Although the world economic reality has changed greatly since then, neither American education nor many American businesses have kept pace. Mass production and a price-driven economy are long gone, but many organizations continue to segregate jobs into non-thinking and thinking jobs. The new truth is that in order to perform on an international level, front-line workers have to think. Unfortunately, most high school students in this country follow an unfocused, teacher-centered, general education curriculum that prepares them for neither college nor a vocation.
But, in order to be effective at developing highly qualified front-line workers, the stigma attached to vocational-technical education must also be removed. In most European countries, an apprenticeship program bestows on its graduates respect for their high level of skill, and those nations recognize this with nationally accepted certification.

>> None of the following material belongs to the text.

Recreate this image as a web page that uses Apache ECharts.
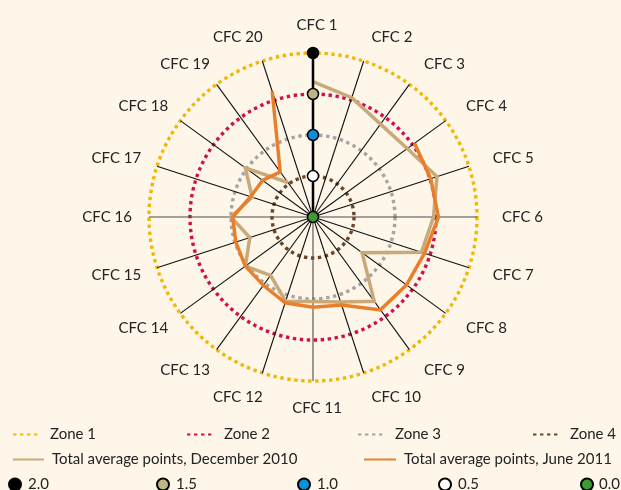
<!DOCTYPE html>
<html>
<head>
<meta charset="utf-8">
<style>
  html, body { margin: 0; padding: 0; background: #fdf6e9; }
  #chart { width: 621px; height: 490px; }
</style>
<script src="https://cdn.jsdelivr.net/npm/echarts@6/dist/echarts.min.js"></script>
</head>
<body>
<div id="chart"></div>
<script>
// Assessment categories, clockwise from the top
const categories = ['CFC 1', 'CFC 2', 'CFC 3', 'CFC 4', 'CFC 5', 'CFC 6', 'CFC 7', 'CFC 8', 'CFC 9', 'CFC 10',
  'CFC 11', 'CFC 12', 'CFC 13', 'CFC 14', 'CFC 15', 'CFC 16', 'CFC 17', 'CFC 18', 'CFC 19', 'CFC 20'];

// Total average points per category (null = not assessed)
const dec2010 = [1.65, 1.53, 1.40, 1.42, 1.59, 1.47, 1.39, 0.74, 1.27, 1.09,
  1.03, 1.08, 0.88, 1.02, 0.81, 1.00, 0.78, 1.02, 0.52, null];
const jun2011 = [null, null, null, 1.53, 1.51, 1.53, 1.43, 1.41, 1.40, 1.13,
  1.10, 1.10, 1.03, 1.02, 0.99, 0.98, 0.80, 0.76, 0.68, 1.61];

// Zone boundaries
const zoneNames = ['Zone 1', 'Zone 2', 'Zone 3', 'Zone 4'];
const zoneLevels = [2.0, 1.5, 1.0, 0.5];

// Scale markers on the first spoke
const markerLabels = ['2.0', '1.5', '1.0', '0.5', '0.0'];
const markerLevels = [2.0, 1.5, 1.0, 0.5, 0.0];

const radiusMax = 2;
const levelStep = 0.5;

// Styling
const zoneColors = ['#f2b705', '#d20f4a', '#a5a5a5', '#6b4429'];
const markerColors = ['#000000', '#bdb582', '#0b90d6', '#ffffff', '#3f9a35'];
const decColor = '#c9a978';
const junColor = '#e97f2b';
const textColor = '#232323';
const font = 'Lato';
const dotDash = [3.4, 3.6];

const CX = 313, CY = 217, R = 164;

// Ring colours follow the radius ticks (0, 0.5, ... 2.0)
const ringColors = [];
for (let v = 0; v <= radiusMax + 1e-9; v += levelStep) {
  const idx = zoneLevels.findIndex(z => Math.abs(z - v) < 1e-9);
  ringColors.push(idx < 0 ? 'rgba(0,0,0,0)' : zoneColors[idx]);
}
// Spoke colours: the four main directions are drawn in dark grey
const spokeColors = categories.map((c, i) => (i % 5 === 0 ? '#4d4d4d' : '#111111'));

// Radar indicators run counter-clockwise, so list them in reverse after the first
const order = [0].concat(categories.map((c, i) => i).slice(1).reverse());

function nameRadar(cx, gap, keep) {
  return {
    center: [cx, CY],
    radius: R,
    startAngle: 90,
    shape: 'circle',
    nameGap: gap,
    indicator: order.map(i => ({ name: keep(i) ? categories[i] : '', max: radiusMax })),
    axisName: { color: textColor, fontFamily: font, fontSize: 15 },
    axisLine: { show: false },
    axisTick: { show: false },
    axisLabel: { show: false },
    splitLine: { show: false },
    splitArea: { show: false },
    silent: true
  };
}

function legendItem(name, left, top, w, h, pad, lineOnly) {
  const item = {
    data: [name],
    left: left,
    top: top,
    itemWidth: w,
    itemHeight: h,
    padding: 0,
    selectedMode: false,
    textStyle: { fontFamily: font, fontSize: 15, color: textColor, padding: [0, 0, 0, pad] }
  };
  if (lineOnly) {
    // keep just the stroke in the key, no symbol
    item.itemStyle = { opacity: 0 };
    item.lineStyle = { opacity: 1 };
  }
  return item;
}

const series = [];

// Zone entries (the rings themselves are the radius split lines)
zoneNames.forEach((name, i) => {
  series.push({
    type: 'line',
    name: name,
    coordinateSystem: 'polar',
    data: [],
    symbol: 'none',
    itemStyle: { color: zoneColors[i] },
    lineStyle: { color: zoneColors[i], width: 3.4, type: dotDash }
  });
});

series.push({
  type: 'line',
  name: 'Total average points, December 2010',
  coordinateSystem: 'polar',
  data: dec2010.map((v, i) => [v === null ? '-' : v, i]),
  symbol: 'none',
  connectNulls: false,
  itemStyle: { color: decColor },
  lineStyle: { color: decColor, width: 3.5, join: 'miter' },
  z: 3
});

series.push({
  type: 'line',
  name: 'Total average points, June 2011',
  coordinateSystem: 'polar',
  data: jun2011.map((v, i) => [v === null ? '-' : v, i]),
  symbol: 'none',
  connectNulls: false,
  itemStyle: { color: junColor },
  lineStyle: { color: junColor, width: 3.5, join: 'miter' },
  z: 4
});

// Bold spoke carrying the scale markers
series.push({
  type: 'line',
  coordinateSystem: 'polar',
  data: markerLevels.map(v => [v, 0]),
  symbol: 'none',
  lineStyle: { color: '#000000', width: 2.5 },
  z: 5
});

markerLabels.forEach((name, i) => {
  series.push({
    type: 'scatter',
    name: name,
    coordinateSystem: 'polar',
    data: [[markerLevels[i], 0]],
    symbol: 'circle',
    symbolSize: 11,
    itemStyle: { color: markerColors[i], borderColor: '#000000', borderWidth: 1.5, opacity: 1 },
    z: 6
  });
});

const legends = [
  legendItem(zoneNames[0], 12, 427, 27, 14, 5, true),
  legendItem(zoneNames[1], 186, 427, 27, 14, 5, true),
  legendItem(zoneNames[2], 357, 427, 27, 14, 5, true),
  legendItem(zoneNames[3], 532, 427, 27, 14, 5, true),
  legendItem('Total average points, December 2010', 12, 452, 31, 14, 3, true),
  legendItem('Total average points, June 2011', 363, 452, 32, 14, 3, true),
  legendItem(markerLabels[0], 8, 477, 12, 12, 2),
  legendItem(markerLabels[1], 156, 477, 12, 12, 2),
  legendItem(markerLabels[2], 297, 477, 12, 12, 2),
  legendItem(markerLabels[3], 438, 477, 12, 12, 2),
  legendItem(markerLabels[4], 580, 477, 12, 12, 1)
];

const chart = echarts.init(document.getElementById('chart'), null, { renderer: 'canvas' });
chart.setOption({
  backgroundColor: '#fdf6e9',
  animation: false,
  polar: { center: [CX, CY], radius: R },
  angleAxis: {
    type: 'value',
    min: 0,
    max: categories.length,
    interval: 1,
    startAngle: 90,
    clockwise: true,
    axisLine: { show: false },
    axisTick: { show: false },
    axisLabel: { show: false },
    splitLine: { show: true, lineStyle: { color: spokeColors, width: 1.1 } }
  },
  radiusAxis: {
    type: 'value',
    min: 0,
    max: radiusMax,
    interval: levelStep,
    axisLine: { show: false },
    axisTick: { show: false },
    axisLabel: { show: false },
    splitLine: { show: true, lineStyle: { color: ringColors, width: 3.4, type: dotDash } }
  },
  radar: [
    nameRadar(CX, 25, i => i >= 1 && i <= 9),
    nameRadar(CX + 8, 25, i => i >= 11),
    nameRadar(CX + 4, 20, i => i === 0 || i === 10)
  ],
  legend: legends,
  series: series
});
</script>
</body>
</html>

Unfortunately, in America the vo-tech track is often perceived as dead-end, catering to society’s most disadvantaged by providing a minimum of skills designed as a safety net from poverty.
With individuals like Mike Rowe carrying the banner, maybe soon we’ll, once again, be respectful of those individuals and more committed to vocational schools — both necessary for returning America to the leadership position it once held in the manufacturing and process industries.
More on Monday – – –
— Bill Walton, Founder
ITC Learning
www.itclearning.com/blog/ (Mondays & Wednesdays)
e-Mail: bwalton@itclearning.com
“ THE WORLD RELIES ON THE HANDS OF ITS MEN AND WOMEN ”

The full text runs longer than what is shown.